_Problem description_
Omit every picture and output the rest of the records exactly as they are.

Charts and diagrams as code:

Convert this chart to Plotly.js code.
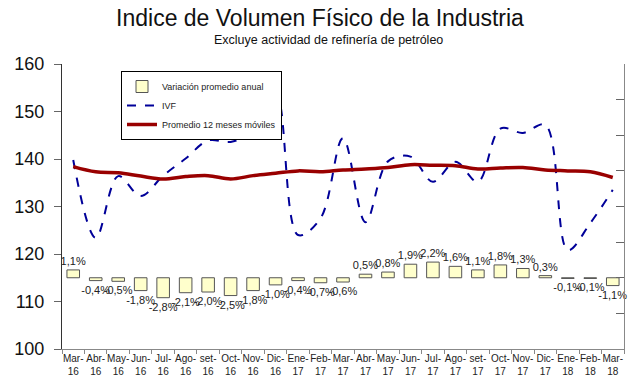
<!DOCTYPE html>
<html>
<head>
<meta charset="utf-8">
<script src="https://cdn.plot.ly/plotly-3.0.1.min.js"></script>
<style>html,body{margin:0;padding:0;background:#fff;}#chart{width:640px;height:387px;}</style>
</head>
<body>
<div id="chart"></div>
<script>
const categories = ['Mar-16','Abr-16','May-16','Jun-16','Jul-16','Ago-16','set-16','Oct-16','Nov-16','Dic-16','Ene-17','Feb-17','Mar-17','Abr-17','May-17','Jun-17','Jul-17','Ago-17','set-17','Oct-17','Nov-17','Dic-17','Ene-18','Feb-18','Mar-18'];
const variacion = [1.1, -0.4, -0.5, -1.8, -2.8, -2.1, -2.0, -2.5, -1.8, -1.0, -0.4, -0.7, -0.6, 0.5, 0.8, 1.9, 2.2, 1.6, 1.1, 1.8, 1.3, 0.3, -0.1, -0.1, -1.1];
const ivf = [139.8, 123.4, 136.4, 132.2, 136.5, 140.1, 143.9, 143.6, 145.7, 154.0, 124.0, 127.5, 144.4, 126.7, 139.5, 140.5, 135.2, 139.4, 135.2, 146.4, 145.5, 147.2, 120.8, 126.5, 133.5];
const promedio = [138.4, 137.3, 137.1, 136.4, 135.8, 136.3, 136.5, 135.8, 136.5, 137.0, 137.5, 137.3, 137.7, 137.9, 138.2, 138.8, 138.7, 138.6, 137.9, 138.1, 138.2, 137.7, 137.5, 137.3, 136.1];
const tickLabels = categories.map(c => c.replace('-', '-<br>'));
const barLabels = variacion.map(v => v.toFixed(1).replace('.', ',') + '%');

const FONT = 'Arial, "Liberation Sans", sans-serif';

const traces = [
  {
    type: 'bar', name: 'Variación promedio anual', x: categories, y: variacion, yaxis: 'y2',
    marker: {color: '#FFFFCC', line: {color: '#555555', width: 1}}, width: 0.56,
    text: barLabels, textposition: 'outside', cliponaxis: false, constraintext: 'none',
    textfont: {family: FONT, size: 11, color: '#222'}
  },
  {
    type: 'scatter', mode: 'lines', name: 'IVF', x: categories, y: ivf,
    line: {color: '#000099', width: 2, dash: 'dash', shape: 'spline'}
  },
  {
    type: 'scatter', mode: 'lines', name: 'Promedio 12 meses móviles', x: categories, y: promedio,
    line: {color: '#990000', width: 3.5, shape: 'spline'}
  }
];

const layout = {
  width: 640, height: 387,
  margin: {l: 62, r: 16, t: 64, b: 38},
  paper_bgcolor: '#fff', plot_bgcolor: '#fff',
  font: {family: FONT, color: '#222'},
  title: {text: 'Indice de Volumen Físico de la Industria', font: {family: FONT, size: 23, color: '#111'},
          x: 0.5, xref: 'container', y: 1 - 18/387, yref: 'container', yanchor: 'middle'},
  annotations: [{
    text: 'Excluye actividad de refinería de petróleo', xref: 'paper', yref: 'paper',
    x: (328-62)/562, y: (349-40)/285, xanchor: 'center', yanchor: 'middle', showarrow: false,
    font: {family: FONT, size: 12.5, color: '#111'}
  }],
  xaxis: {
    type: 'category', tickvals: categories, ticktext: tickLabels, tickangle: 0,
    tickfont: {family: FONT, size: 10, color: '#222'},
    showline: true, linecolor: '#888', ticks: 'outside', tickson: 'boundaries', ticklen: 4, tickcolor: '#888',
    showgrid: false, zeroline: false
  },
  yaxis: {
    range: [100, 160], dtick: 10, tickfont: {family: FONT, size: 18, color: '#111'},
    ticks: 'outside', ticklen: 7, tickcolor: '#666', showline: true, linecolor: '#333',
    ticklabelstandoff: 6, showgrid: false, zeroline: false
  },
  yaxis2: {
    overlaying: 'y', side: 'right', range: [-10, 30], dtick: 5, showticklabels: false,
    ticks: 'inside', ticklen: 8, tickcolor: '#666', showline: true, linecolor: '#888',
    showgrid: false, zeroline: false
  },
  showlegend: true,
  legend: {
    x: (121-62)/562, y: (349-71)/285, xanchor: 'left', yanchor: 'top',
    bgcolor: '#fff', bordercolor: '#000', borderwidth: 1,
    font: {family: FONT, size: 9, color: '#222'}, traceorder: 'normal'
  }
};

Plotly.newPlot('chart', traces, layout, {staticPlot: true, displayModeBar: false});
</script>
</body>
</html>
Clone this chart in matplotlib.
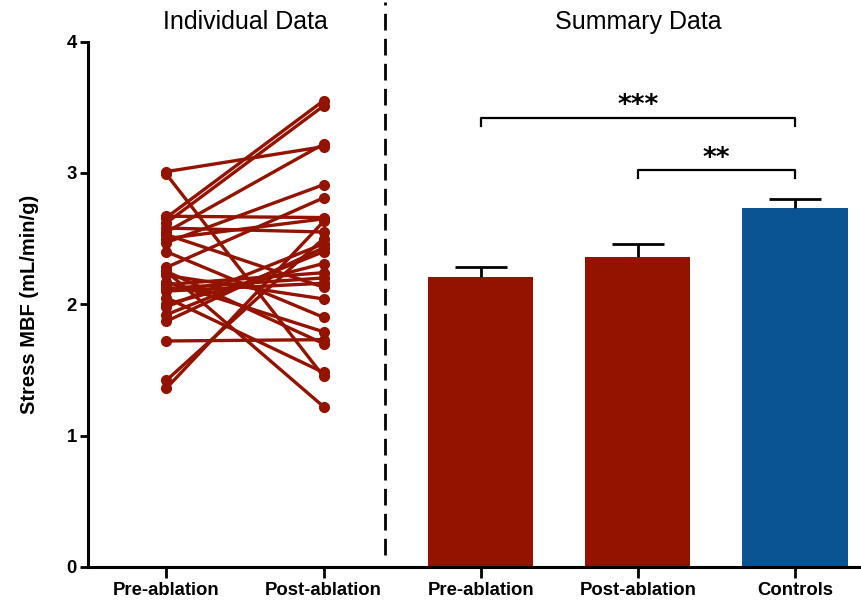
import matplotlib.pyplot as plt

plt.rcParams['font.family'] = ['Liberation Sans', 'DejaVu Sans']

# individual paired values (pre, post)
pre = [3.01, 2.99, 2.66, 2.62, 2.55, 2.50, 2.47, 2.28, 2.25, 1.36, 1.42, 1.72, 1.87,
       1.92, 2.05, 2.10, 2.15, 2.17, 2.22, 2.40, 2.53, 2.58, 2.00, 1.98, 2.67, 2.25, 2.12]
post = [3.20, 1.45, 3.55, 3.51, 3.22, 2.65, 2.91, 2.81, 1.22, 2.63, 2.50, 1.73, 2.43,
        2.40, 1.48, 2.16, 2.24, 1.79, 2.04, 1.90, 2.13, 2.55, 2.31, 2.46, 2.66, 1.70, 2.20]

groups = ['Pre-ablation', 'Post-ablation', 'Pre-ablation', 'Post-ablation', 'Controls']
bar_means = [2.21, 2.36, 2.73]
bar_err = [0.07, 0.10, 0.07]
bar_colors = ['#931200', '#931200', '#0A5494']
line_color = '#931200'

fig = plt.figure(figsize=(8.61, 6.03), dpi=100)
ax = fig.add_axes([0.102, 0.060, 0.898, 0.871])

for a, b in zip(pre, post):
    ax.plot([0, 1], [a, b], color=line_color, lw=2.4, marker='o', ms=7,
            solid_capstyle='round', zorder=3)

xb = [2, 3, 4]
ax.bar(xb, bar_means, width=0.67, color=bar_colors, zorder=2)
# upper-only error bars
tops = [m + e for m, e in zip(bar_means, bar_err)]
ax.vlines(xb, bar_means, tops, color='black', lw=2, zorder=3)
ax.hlines(tops, [x - 0.165 for x in xb], [x + 0.165 for x in xb], color='black', lw=2, zorder=3)

# significance brackets
def bracket(x1, x2, y, h, label):
    ax.plot([x1, x1, x2, x2], [y - h, y, y, y - h], color='black', lw=1.6, clip_on=False)
    ax.text((x1 + x2) / 2, y - 0.01, label, ha='center', va='bottom',
            fontsize=19, fontweight='bold', family='DejaVu Sans')

bracket(2, 4, 3.42, 0.06, '***')
bracket(3, 4, 3.02, 0.06, '**')

# divider
ax.plot([1.39, 1.39], [0.09, 4.3], color='black', lw=2, ls=(0, (6, 3)), clip_on=False)

title_font = ['Liberation Sans Narrow', 'Liberation Sans']
ax.text(0.5, 4.15, 'Individual Data', ha='center', va='center', fontsize=18, family=title_font)
ax.text(3.0, 4.15, 'Summary Data', ha='center', va='center', fontsize=18, family=title_font)

ax.set_xlim(-0.5, 4.42)
ax.set_ylim(0, 4)
ax.set_yticks([0, 1, 2, 3, 4])
ax.set_xticks(range(5))
ax.set_xticklabels(groups)
for lbl in ax.get_xticklabels() + ax.get_yticklabels():
    lbl.set_fontweight('bold')
    lbl.set_fontsize(13.3)
ax.set_ylabel('Stress MBF (mL/min/g)', fontsize=14.5, fontweight='bold', labelpad=20)
ax.tick_params(axis='both', width=2, length=6, direction='out')
ax.tick_params(axis='x', length=8, pad=3)
ax.tick_params(axis='y', pad=2)
for s in ['top', 'right']:
    ax.spines[s].set_visible(False)
for s in ['left', 'bottom']:
    ax.spines[s].set_linewidth(2.2)

fig.savefig('out.png', dpi=100)
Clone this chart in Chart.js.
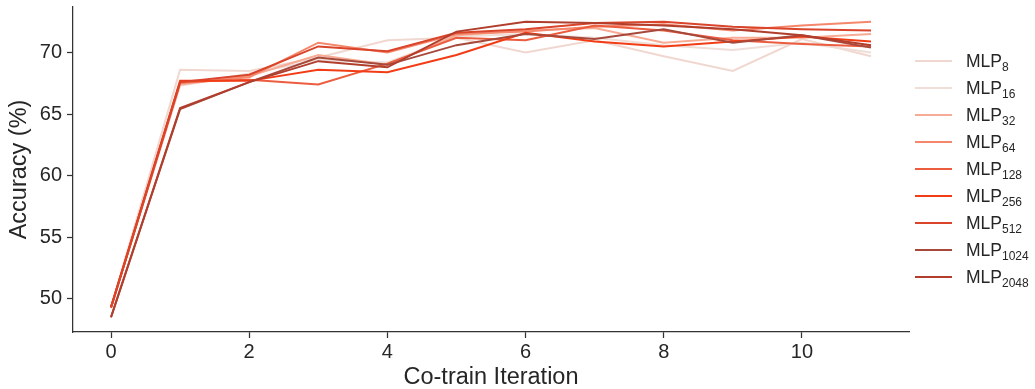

_The completed task_
Convert this chart to Plotly.js code.
<!DOCTYPE html>
<html>
<head>
<meta charset="utf-8">
<script src="https://cdn.plot.ly/plotly-3.0.1.min.js"></script>
<style>html,body{margin:0;padding:0;background:#fff;}#chart{width:640px;height:387px;}</style>
</head>
<body>
<div id="chart"></div>
<script>
const categories = ['Mar-16','Abr-16','May-16','Jun-16','Jul-16','Ago-16','set-16','Oct-16','Nov-16','Dic-16','Ene-17','Feb-17','Mar-17','Abr-17','May-17','Jun-17','Jul-17','Ago-17','set-17','Oct-17','Nov-17','Dic-17','Ene-18','Feb-18','Mar-18'];
const variacion = [1.1, -0.4, -0.5, -1.8, -2.8, -2.1, -2.0, -2.5, -1.8, -1.0, -0.4, -0.7, -0.6, 0.5, 0.8, 1.9, 2.2, 1.6, 1.1, 1.8, 1.3, 0.3, -0.1, -0.1, -1.1];
const ivf = [139.8, 123.4, 136.4, 132.2, 136.5, 140.1, 143.9, 143.6, 145.7, 154.0, 124.0, 127.5, 144.4, 126.7, 139.5, 140.5, 135.2, 139.4, 135.2, 146.4, 145.5, 147.2, 120.8, 126.5, 133.5];
const promedio = [138.4, 137.3, 137.1, 136.4, 135.8, 136.3, 136.5, 135.8, 136.5, 137.0, 137.5, 137.3, 137.7, 137.9, 138.2, 138.8, 138.7, 138.6, 137.9, 138.1, 138.2, 137.7, 137.5, 137.3, 136.1];
const tickLabels = categories.map(c => c.replace('-', '-<br>'));
const barLabels = variacion.map(v => v.toFixed(1).replace('.', ',') + '%');

const FONT = 'Arial, "Liberation Sans", sans-serif';

const traces = [
  {
    type: 'bar', name: 'Variación promedio anual', x: categories, y: variacion, yaxis: 'y2',
    marker: {color: '#FFFFCC', line: {color: '#555555', width: 1}}, width: 0.56,
    text: barLabels, textposition: 'outside', cliponaxis: false, constraintext: 'none',
    textfont: {family: FONT, size: 11, color: '#222'}
  },
  {
    type: 'scatter', mode: 'lines', name: 'IVF', x: categories, y: ivf,
    line: {color: '#000099', width: 2, dash: 'dash', shape: 'spline'}
  },
  {
    type: 'scatter', mode: 'lines', name: 'Promedio 12 meses móviles', x: categories, y: promedio,
    line: {color: '#990000', width: 3.5, shape: 'spline'}
  }
];

const layout = {
  width: 640, height: 387,
  margin: {l: 62, r: 16, t: 64, b: 38},
  paper_bgcolor: '#fff', plot_bgcolor: '#fff',
  font: {family: FONT, color: '#222'},
  title: {text: 'Indice de Volumen Físico de la Industria', font: {family: FONT, size: 23, color: '#111'},
          x: 0.5, xref: 'container', y: 1 - 18/387, yref: 'container', yanchor: 'middle'},
  annotations: [{
    text: 'Excluye actividad de refinería de petróleo', xref: 'paper', yref: 'paper',
    x: (328-62)/562, y: (349-40)/285, xanchor: 'center', yanchor: 'middle', showarrow: false,
    font: {family: FONT, size: 12.5, color: '#111'}
  }],
  xaxis: {
    type: 'category', tickvals: categories, ticktext: tickLabels, tickangle: 0,
    tickfont: {family: FONT, size: 10, color: '#222'},
    showline: true, linecolor: '#888', ticks: 'outside', tickson: 'boundaries', ticklen: 4, tickcolor: '#888',
    showgrid: false, zeroline: false
  },
  yaxis: {
    range: [100, 160], dtick: 10, tickfont: {family: FONT, size: 18, color: '#111'},
    ticks: 'outside', ticklen: 7, tickcolor: '#666', showline: true, linecolor: '#333',
    ticklabelstandoff: 6, showgrid: false, zeroline: false
  },
  yaxis2: {
    overlaying: 'y', side: 'right', range: [-10, 30], dtick: 5, showticklabels: false,
    ticks: 'inside', ticklen: 8, tickcolor: '#666', showline: true, linecolor: '#888',
    showgrid: false, zeroline: false
  },
  showlegend: true,
  legend: {
    x: (121-62)/562, y: (349-71)/285, xanchor: 'left', yanchor: 'top',
    bgcolor: '#fff', bordercolor: '#000', borderwidth: 1,
    font: {family: FONT, size: 9, color: '#222'}, traceorder: 'normal'
  }
};

Plotly.newPlot('chart', traces, layout, {staticPlot: true, displayModeBar: false});
</script>
</body>
</html>
Clone this chart in matplotlib.
import matplotlib.pyplot as plt

plt.rcParams['font.family'] = ['Liberation Sans', 'DejaVu Sans']

# individual paired values (pre, post)
pre = [3.01, 2.99, 2.66, 2.62, 2.55, 2.50, 2.47, 2.28, 2.25, 1.36, 1.42, 1.72, 1.87,
       1.92, 2.05, 2.10, 2.15, 2.17, 2.22, 2.40, 2.53, 2.58, 2.00, 1.98, 2.67, 2.25, 2.12]
post = [3.20, 1.45, 3.55, 3.51, 3.22, 2.65, 2.91, 2.81, 1.22, 2.63, 2.50, 1.73, 2.43,
        2.40, 1.48, 2.16, 2.24, 1.79, 2.04, 1.90, 2.13, 2.55, 2.31, 2.46, 2.66, 1.70, 2.20]

groups = ['Pre-ablation', 'Post-ablation', 'Pre-ablation', 'Post-ablation', 'Controls']
bar_means = [2.21, 2.36, 2.73]
bar_err = [0.07, 0.10, 0.07]
bar_colors = ['#931200', '#931200', '#0A5494']
line_color = '#931200'

fig = plt.figure(figsize=(8.61, 6.03), dpi=100)
ax = fig.add_axes([0.102, 0.060, 0.898, 0.871])

for a, b in zip(pre, post):
    ax.plot([0, 1], [a, b], color=line_color, lw=2.4, marker='o', ms=7,
            solid_capstyle='round', zorder=3)

xb = [2, 3, 4]
ax.bar(xb, bar_means, width=0.67, color=bar_colors, zorder=2)
# upper-only error bars
tops = [m + e for m, e in zip(bar_means, bar_err)]
ax.vlines(xb, bar_means, tops, color='black', lw=2, zorder=3)
ax.hlines(tops, [x - 0.165 for x in xb], [x + 0.165 for x in xb], color='black', lw=2, zorder=3)

# significance brackets
def bracket(x1, x2, y, h, label):
    ax.plot([x1, x1, x2, x2], [y - h, y, y, y - h], color='black', lw=1.6, clip_on=False)
    ax.text((x1 + x2) / 2, y - 0.01, label, ha='center', va='bottom',
            fontsize=19, fontweight='bold', family='DejaVu Sans')

bracket(2, 4, 3.42, 0.06, '***')
bracket(3, 4, 3.02, 0.06, '**')

# divider
ax.plot([1.39, 1.39], [0.09, 4.3], color='black', lw=2, ls=(0, (6, 3)), clip_on=False)

title_font = ['Liberation Sans Narrow', 'Liberation Sans']
ax.text(0.5, 4.15, 'Individual Data', ha='center', va='center', fontsize=18, family=title_font)
ax.text(3.0, 4.15, 'Summary Data', ha='center', va='center', fontsize=18, family=title_font)

ax.set_xlim(-0.5, 4.42)
ax.set_ylim(0, 4)
ax.set_yticks([0, 1, 2, 3, 4])
ax.set_xticks(range(5))
ax.set_xticklabels(groups)
for lbl in ax.get_xticklabels() + ax.get_yticklabels():
    lbl.set_fontweight('bold')
    lbl.set_fontsize(13.3)
ax.set_ylabel('Stress MBF (mL/min/g)', fontsize=14.5, fontweight='bold', labelpad=20)
ax.tick_params(axis='both', width=2, length=6, direction='out')
ax.tick_params(axis='x', length=8, pad=3)
ax.tick_params(axis='y', pad=2)
for s in ['top', 'right']:
    ax.spines[s].set_visible(False)
for s in ['left', 'bottom']:
    ax.spines[s].set_linewidth(2.2)

fig.savefig('out.png', dpi=100)
Clone this chart in Chart.js.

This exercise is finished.